# WRITTEN REQUEST
Both boundary lines count: repeat, exactly and alone, the lines from the one containing "Generate a Python" to the one containing "import matplotlib.pyplot as plt", with pictures left out.

(A block of data)
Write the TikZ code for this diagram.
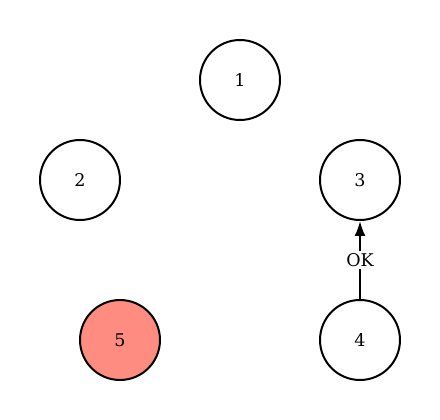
\documentclass[tikz,border=0pt]{standalone}
\usepackage{fontspec}
\setmainfont{DejaVu Serif}
\usetikzlibrary{arrows.meta}
\definecolor{salmonfill}{RGB}{255,140,128}
\begin{document}
\begin{tikzpicture}[x=1pt,y=-1pt,
  vtx/.style={circle,draw=black,line width=2pt,minimum size=80pt,inner sep=0pt,font=\fontsize{17.5}{20}\selectfont},
  hot/.style={fill=salmonfill},
  conn/.style={line width=2pt,-{Latex[length=15pt,width=11pt]}},
  lbl/.style={fill=white,inner sep=2pt,font=\fontsize{17.5}{20}\selectfont}]
\useasboundingbox (0,0) rectangle (440,420);
\node[vtx] (n1) at (240,80) {1};
\node[vtx] (n2) at (80,180) {2};
\node[vtx] (n3) at (360,180) {3};
\node[vtx] (n4) at (360,340) {4};
\node[vtx,hot] (n5) at (120,340) {5};
\draw[conn] (n4) -- node[lbl] {OK} (n3);
\end{tikzpicture}
\end{document}
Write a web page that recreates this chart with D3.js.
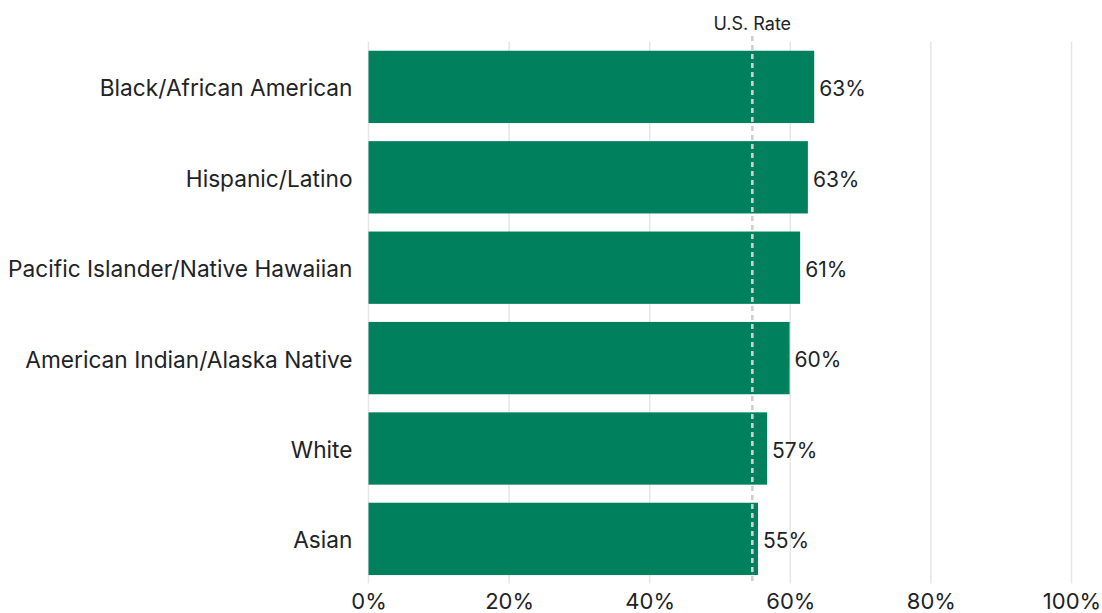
<!DOCTYPE html>
<html>
<head>
<meta charset="utf-8">
<script src="https://cdn.jsdelivr.net/npm/d3@7"></script>
<style>
  html, body { margin: 0; padding: 0; background: #fff; }
  svg { display: block; font-family: "Inter", "Noto Sans", sans-serif; }
</style>
</head>
<body>
<svg id="chart" width="1102" height="613"></svg>
<script>
// Share by race/ethnicity, with the national rate as a reference line
const categories = [
  "Black/African American",
  "Hispanic/Latino",
  "Pacific Islander/Native Hawaiian",
  "American Indian/Alaska Native",
  "White",
  "Asian"
];
const values = [63.4, 62.5, 61.4, 59.9, 56.7, 55.4];
const usRate = 54.6;
const tickValues = [0, 20, 40, 60, 80, 100];

const svg = d3.select("#chart");
const textColor = "#1d2327";
const barColor = "#00805c";

const x = d3.scaleLinear().domain([0, 100]).range([368.5, 1071.5]);
const y = d3.scaleBand()
  .domain(categories)
  .range([41.7, 584.1])
  .paddingInner(0.2)
  .paddingOuter(0.1);

const plotTop = 41.7, plotBottom = 583.5;

// Vertical gridlines
svg.append("g")
  .selectAll("line")
  .data(tickValues)
  .join("line")
  .attr("x1", d => x(d)).attr("x2", d => x(d))
  .attr("y1", plotTop).attr("y2", plotBottom)
  .attr("stroke", "#e6e6e6")
  .attr("stroke-width", 1.5);

// Bars
svg.append("g")
  .selectAll("rect")
  .data(categories)
  .join("rect")
  .attr("x", x(0))
  .attr("y", d => y(d))
  .attr("width", (d, i) => x(values[i]) - x(0))
  .attr("height", y.bandwidth())
  .attr("fill", barColor);

// U.S. rate reference line
svg.append("line")
  .attr("x1", x(usRate)).attr("x2", x(usRate))
  .attr("y1", 36).attr("y2", plotBottom)
  .attr("stroke", "#d0d0d0")
  .attr("stroke-width", 2.6)
  .attr("stroke-dasharray", "5,4");

svg.append("text")
  .attr("x", x(usRate))
  .attr("y", 30)
  .attr("text-anchor", "middle")
  .attr("font-size", 18)
  .attr("fill", textColor)
  .text("U.S. Rate");

// Value labels
const fmt = d => d3.format(".0f")(d) + "%";
svg.append("g")
  .selectAll("text")
  .data(categories)
  .join("text")
  .attr("x", (d, i) => x(values[i]) + 5)
  .attr("y", d => y(d) + y.bandwidth() / 2)
  .attr("dy", "0.44em")
  .attr("font-size", 21)
  .attr("fill", textColor)
  .text((d, i) => fmt(values[i]));

// Category axis
const yAxis = svg.append("g")
  .attr("transform", `translate(${x(0)},0)`)
  .call(d3.axisLeft(y).tickSize(0).tickPadding(16));
yAxis.select(".domain").remove();
yAxis.selectAll("text")
  .attr("font-size", 22.7)
  .attr("dy", "0.42em")
  .attr("font-family", "Inter, 'Noto Sans', sans-serif")
  .attr("fill", textColor);

// Percentage axis
const xAxis = svg.append("g")
  .attr("transform", `translate(0,${plotBottom})`)
  .call(d3.axisBottom(x).tickValues(tickValues).tickFormat(d => d + "%").tickSize(0).tickPadding(10));
xAxis.select(".domain").remove();
xAxis.selectAll("text")
  .attr("font-size", 22)
  .attr("font-family", "Inter, 'Noto Sans', sans-serif")
  .attr("fill", textColor);
</script>
</body>
</html>
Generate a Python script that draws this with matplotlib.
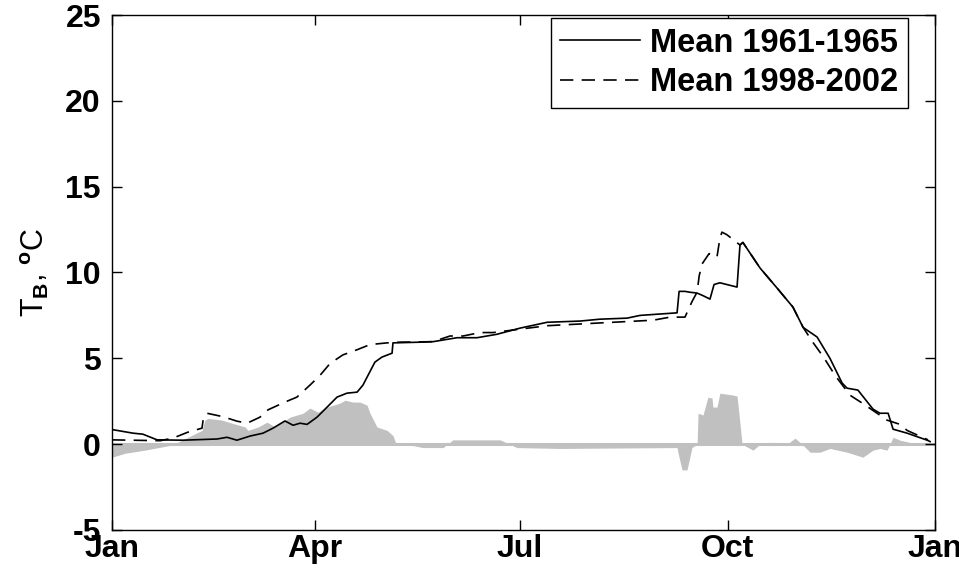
import numpy as np
import matplotlib
matplotlib.use("Agg")
import matplotlib.pyplot as plt

# Day of year (0 = 1 Jan) and mean temperature, 1961-1965
days_early = [0, 9.3, 13.7, 20, 31.5, 46.6, 51, 55.4, 61.2, 67, 71.4, 76.7, 80.3, 83.4,
              86.5, 90.9, 95.4, 99.8, 104.2, 108.7, 111.3, 113.5, 116.6, 119.7, 124.2,
              124.6, 136.6, 142.4, 153, 161.9, 170.7, 181, 193, 207.6, 216.4, 228.4,
              234.2, 250.6, 251.5, 254.1, 256.3, 259.5, 262.1, 265.2, 267, 269.6, 277.2,
              278.5, 279.8, 287.4, 294.9, 302, 306.5, 312.7, 318.4, 323.8, 326, 330.8,
              337.5, 340.6, 344.2, 346.4, 352.6, 361.5, 362.8]
temp_early = [0.85, 0.64, 0.58, 0.25, 0.23, 0.3, 0.4, 0.23, 0.47, 0.64, 0.93, 1.35, 1.1, 1.22,
              1.15, 1.57, 2.16, 2.74, 2.97, 3.03, 3.44, 4.0, 4.78, 5.07, 5.3,
              5.9, 5.94, 5.97, 6.2, 6.2, 6.4, 6.76, 7.1, 7.17, 7.28, 7.34,
              7.5, 7.65, 8.9, 8.9, 8.85, 8.8, 8.65, 8.45, 9.3, 9.4, 9.15,
              11.6, 11.75, 10.26, 9.1, 7.98, 6.8, 6.24, 5.0, 3.56, 3.26, 3.15,
              2.04, 1.8, 1.8, 0.87, 0.64, 0.23, 0.15]

# Mean temperature, 1998-2002
days_late = [0, 21.3, 27, 33.7, 39.9, 40.4, 42.1, 49.2, 55.4, 59.9, 65.6, 69.2, 76.7, 82,
             87.8, 92.2, 96.7, 102.4, 108.7, 114.4, 122, 127.7, 142.4, 149.9, 155.7,
             163.2, 169, 181, 193, 207.6, 222.2, 240, 247.5, 254.1, 257.2, 259.5, 260.4,
             261.7, 264.8, 268.3, 269.6, 270.5, 272.7, 278.5, 279.8, 287.4, 294.9, 302,
             306.5, 311, 315.4, 320.7, 327.3, 332.6, 339.3, 343.7, 349.5, 352.6, 361.9]
temp_late = [0.25, 0.2, 0.35, 0.7, 0.93, 1.4, 1.8, 1.6, 1.34, 1.22, 1.57, 2.0, 2.45, 2.74,
             3.44, 4.0, 4.7, 5.2, 5.5, 5.8, 5.9, 5.94, 5.97, 6.3, 6.3,
             6.5, 6.5, 6.7, 6.9, 7.0, 7.1, 7.22, 7.4, 7.4, 8.3, 8.86, 9.8,
             10.5, 11.1, 10.9, 12.0, 12.35, 12.2, 11.6, 11.75, 10.26, 9.1, 7.98,
             6.8, 5.9, 5.1, 4.0, 2.85, 2.4, 1.8, 1.4, 1.15, 0.8, 0.25]

# Difference between the two periods (1998-2002 minus 1961-1965)
days_diff = [0, 5.8, 14.6, 26.6, 33.7, 39.9, 41.2, 42.6, 48.8, 53.2, 59, 60.3, 64.8, 68.7,
             72.3, 78.9, 84.7, 87.8, 91.4, 95.4, 101.1, 103.3, 106.9, 110, 113.1, 114.4,
             117.5, 122, 124.6, 126, 132.2, 137.9, 146.8, 151.2, 172.1, 179.6, 198.7,
             250.6, 251, 252.8, 255, 257.2, 259.5, 259.9, 262.1, 264.3, 266.1, 266.5,
             268.3, 269.6, 275.4, 277.2, 278.5, 279.4, 284.3, 287.4, 290.5, 294.9, 299.4,
             302.9, 306, 309.6, 314, 318.4, 326, 333, 337.5, 340.6, 343.7, 345, 346.4,
             349.5, 355.2, 361.5, 365]
temp_diff = [-0.76, -0.53, -0.35, -0.05, 0.4, 0.8, 1.4, 1.5, 1.4, 1.22, 1.0, 0.8, 1.0, 1.28,
             1.0, 1.57, 1.8, 2.1, 1.86, 2.16, 2.39, 2.56, 2.45, 2.45, 2.27, 1.8,
             1.0, 0.8, 0.5, 0.0, -0.05, -0.2, -0.2, 0.25, 0.25, -0.2, -0.25,
             -0.2, -0.5, -1.5, -1.5, -0.2, 0.0, 1.8, 1.7, 2.74, 2.68, 2.16,
             2.16, 2.97, 2.86, 2.8, 1.2, 0.0, -0.35, 0.0, 0.1, 0.1, 0.0,
             0.35, 0.0, -0.47, -0.47, -0.25, -0.47, -0.76, -0.35, -0.25, -0.35, 0.0, 0.4,
             0.23, 0.06, 0.0, 0.0]

month_ticks = [0, 90, 181, 273, 365]
month_labels = ["Jan", "Apr", "Jul", "Oct", "Jan"]

plt.rcParams["font.family"] = ["Liberation Sans", "DejaVu Sans"]
plt.rcParams["font.weight"] = "bold"
plt.rcParams["axes.unicode_minus"] = False
plt.rcParams["mathtext.fontset"] = "custom"
plt.rcParams["mathtext.rm"] = "Liberation Sans:bold"
plt.rcParams["mathtext.it"] = "Liberation Sans:bold"
plt.rcParams["mathtext.bf"] = "Liberation Sans:bold"

fig = plt.figure(figsize=(9.59, 5.77), dpi=100)
ax = fig.add_axes([0.1168, 0.0815, 0.8582, 0.8925])

# shaded difference band behind the curves
ax.fill_between(days_diff, temp_diff, 0, color="#c0c0c0", linewidth=0)
ax.axhline(0, color="#c0c0c0", linewidth=2.2, zorder=1)

ax.plot(days_early, temp_early, color="black", linewidth=1.2, label="Mean 1961-1965")
line_late, = ax.plot(days_late, temp_late, color="black", linewidth=1.2,
                     label="Mean 1998-2002")
line_late.set_dashes([8, 5])

ax.set_xlim(0, 365)
ax.set_ylim(-5, 25)
ax.set_xticks(month_ticks)
ax.set_xticklabels(month_labels)
ax.set_yticks(np.arange(-5, 26, 5))
ax.tick_params(direction="in", top=True, right=True, length=7, width=1,
               labelsize=23)
ax.tick_params(axis="y", pad=8)
ax.tick_params(axis="x", pad=3)
for sp in ax.spines.values():
    sp.set_linewidth(1)
ax.set_ylabel(r"T$_\mathrm{B}$, $^\mathrm{o}$C", fontsize=22, labelpad=10)

leg = ax.legend(loc="upper right", bbox_to_anchor=(0.9468, 0.9688),
                bbox_transform=fig.transFigure, fontsize=23.5, handlelength=2.45,
                handletextpad=0.3, borderpad=0.3, labelspacing=0.25, fancybox=False,
                framealpha=1, borderaxespad=0)
leg.get_frame().set_edgecolor("black")
leg.get_frame().set_linewidth(1)

fig.savefig("out.png", dpi=100)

# THE RESULT
Generate a Python script that draws this with matplotlib.
import numpy as np
import matplotlib
matplotlib.use("Agg")
import matplotlib.pyplot as plt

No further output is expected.